We head farther inland and cross back under the fence. The grasses here are long and golden in the late afternoon light. In the distance I spot an elephant and turn to show Kim at the same time he turns to show me. It is a long way off, grazing at the edge of a woodland. It doesn’t look real.
We slowly work our way around at an angle.The elephant moves from view, but after a bit Kim stops us behind some small shrubs. Look.
The elephant is grazing perhaps a half-block length from us. He knows we are here and grazes nervously, stopping abruptly at odd moments to gaze in our direction and shake his head. He’s not particularly happy about our presence, but evidently has decided we are not enough of a threat that he needs to chase us off.
It is getting late now and we hurry back past the warthogs, past a large herd of zebra, back to the mekoro laying beside the water. To my relief and disappointment, there are no hippos between us and the boats.
Our route back to the island is direct. We stop only to take a few sunset pictures and then it is a quick race back through the delta’s watery maze before darkness falls.
Back at camp I open a bottle of wine and await dinner.

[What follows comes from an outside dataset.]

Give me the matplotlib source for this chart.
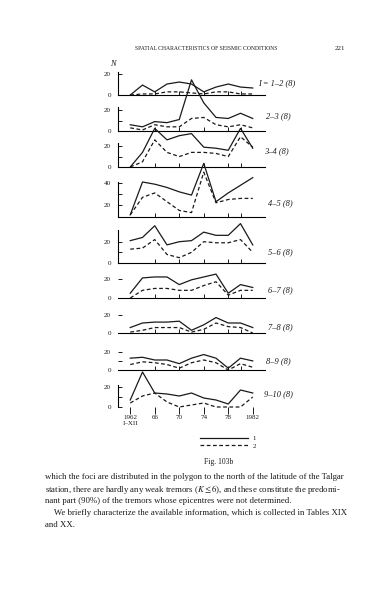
import numpy as np
import matplotlib.pyplot as plt

plt.rcParams['font.family'] = ['Liberation Serif', 'DejaVu Serif']
plt.rcParams['mathtext.fontset'] = 'stix'

W, H = 390, 592

years = [1962, 1964, 1966, 1968, 1970, 1972, 1974, 1976, 1978, 1980, 1982]

# panel labels (energy classes) and series: 1 = solid, 2 = dashed
labels = ['I = 1–2 (8)', '2–3 (8)', '3–4 (8)', '4–5 (8)', '5–6 (8)',
          '6–7 (8)', '7–8 (8)', '8–9 (8)', '9–10 (8)']

s1 = [
    [0, 9.5, 3, 10.5, 12.4, 10.5, 3, 7.6, 10.5, 7.6, 6.7],
    [6, 4, 9, 8, 11, 49, 27, 13, 12, 17, 12],
    [0, 14, 37, 26, 30, 32, 19, 18, 16, 37, 18],
    [11, 41, 39, 36, 32, 29, 58, 23, 31, 38, 45],
    [21, 24, 35, 17, 20, 21, 29, 26, 26, 37, 17],
    [5, 21, 22, 22, 14, 19, 22, 25, 5, 14, 11],
    [6, 11, 12, 12, 13, 3, 9, 17, 11, 11, 6],
    [13, 14, 11, 11, 7, 13, 17, 13, 2, 13, 10],
    [7, 35, 14, 13, 11, 14, 9, 7, 3, 17, 14],
]
s2 = [
    [0, 1, 1, 3, 3, 2, 1, 3, 3, 1, 1],
    [3, 1, 6, 4, 4, 12, 13, 6, 4, 6, 3],
    [0, 5, 26, 14, 10, 14, 14, 13, 10, 29, 19],
    [11, 27, 31, 23, 15, 13, 50, 22, 25, 26, 26],
    [13, 14, 22, 8, 5, 10, 20, 19, 19, 22, 10],
    [0, 8, 10, 10, 8, 8, 13, 17, 3, 8, 8],
    [1, 3, 6, 6, 6, 1, 4, 11, 7, 6, 0],
    [6, 9, 8, 6, 2, 8, 11, 8, 0, 7, 3],
    [4, 11, 14, 5, 0, 2, 4, 0, 0, 0, 10],
]
yticks = [[0, 20], [0, 10, 20], [0, 10, 20], [20, 30, 40], [0, 10, 20],
          [0, 20], [0, 20], [0, 10, 20], [0, 10, 20]]
yticklabels = [['0', '20'], ['0', '', '20'], ['0', '', '20'], ['20', '', '40'],
               ['0', '', '20'], ['0', '20'], ['0', '20'], ['0', '', '20'], ['0', '', '20']]
ylims = [(0, 22), (0, 23), (0, 23), (9, 41), (0, 31), (0, 23), (0, 22), (0, 22), (0, 22)]

# layout in page pixels: baseline and top of each panel
base_px = [95, 131, 167, 217, 263, 298, 333, 370, 407]
top_px = [72, 107, 143, 182, 230, 276, 313, 350, 385]
label_y = [83, 116, 151, 203, 252, 290, 327, 361, 394]
label_x = [258, 266, 264, 268, 268, 268, 268, 266, 264]

fig = plt.figure(figsize=(W / 100, H / 100), dpi=100)
ink = '#1a1a1a'

for i in range(9):
    b = 1 - base_px[i] / H
    h = (base_px[i] - top_px[i]) / H
    ax = fig.add_axes([118 / W, b, (265 - 118) / W, h])
    ax.patch.set_alpha(0)
    ax.plot(years, s1[i], color=ink, lw=0.9, clip_on=False)
    ax.plot(years, s2[i], color=ink, lw=0.9, ls=(0, (3, 2)), clip_on=False)
    ax.set_xlim(1960, 1984)
    ax.set_ylim(*ylims[i])
    ax.set_yticks(yticks[i])
    ax.set_yticklabels(yticklabels[i])
    ax.tick_params(axis='y', direction='in', length=3, width=0.7, pad=5,
                   labelsize=5, colors=ink)
    for sp in ['top', 'right']:
        ax.spines[sp].set_visible(False)
    ax.spines['left'].set_linewidth(0.8)
    ax.spines['bottom'].set_linewidth(0.8)
    if i in (5, 6, 7):
        ax.spines['left'].set_visible(False)
    if i < 8:
        ax.set_xticks([1966, 1970, 1974, 1978, 1980])
        ax.tick_params(axis='x', direction='in', length=3, width=0.7,
                       labelbottom=False, colors=ink)
    else:
        ax.spines['bottom'].set_visible(False)
        ax.set_xticks([1962, 1966, 1970, 1974, 1978, 1982])
        ax.set_xticklabels(['1962\nI–XII', '66', '70', '74', '78', '1982'])
        ax.tick_params(axis='x', direction='out', length=5, width=0.7, pad=1,
                       labelsize=5, colors=ink)
    fig.text(label_x[i] / W, 1 - label_y[i] / H, labels[i], fontsize=6,
             style='italic', color=ink, va='center')

fig.text(110 / W, 1 - 64 / H, 'N', fontsize=6, style='italic', color=ink, va='center')

# legend
h1, = plt.plot([], [], color=ink, lw=0.9)
h2, = plt.plot([], [], color=ink, lw=0.9, ls=(0, (3, 2)))
fig.legend([h1, h2], ['1', '2'], loc='center', bbox_to_anchor=(228 / W, 1 - 442 / H),
           frameon=False, fontsize=5, handlelength=7, handletextpad=0.6,
           labelspacing=0.3, labelcolor=ink)

fig.text(219 / W, 1 - 462 / H, 'Fig. 103b', fontsize=5.5, ha='center', va='center', color=ink)

# running head
fig.text(135 / W, 1 - 49 / H, 'SPATIAL CHARACTERISTICS OF SEISMIC CONDITIONS',
         fontsize=4.1, va='center', color=ink)
fig.text(345 / W, 1 - 49 / H, '221', fontsize=5, ha='right', va='center', color=ink)

body = [
    'which the foci are distributed in the polygon to the north of the latitude of the Talgar',
    'station, there are hardly any weak tremors ($K \\leq 6$), and these constitute the predomi-',
    'nant part (90%) of the tremors whose epicentres were not determined.',
    '    We briefly characterize the available information, which is collected in Tables XIX',
    'and XX.',
]
for k, line in enumerate(body):
    fig.text(45 / W, 1 - (477 + 12 * k) / H, line, fontsize=6.3, va='center', color=ink)

fig.savefig('out.png', dpi=100)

It is lovely and relaxing here. The odd-looking meat with the funny bones turn out to be oxtails. I consider skipping them, but OT has been cooking them all day and clearly views them as a special treat. He says I really should have some. He is right. They are wonderful – as silky and smooth as butter, with a deep, rich flavor.
The polers talk and laugh late into the night. In the distance, elephants call.
During the night I hear the soft, heavy footsteps of elephants near our tent. As they pass by, I feel the ground shift, tilting downward from their weight. Even in my dream, I know that I am dreaming.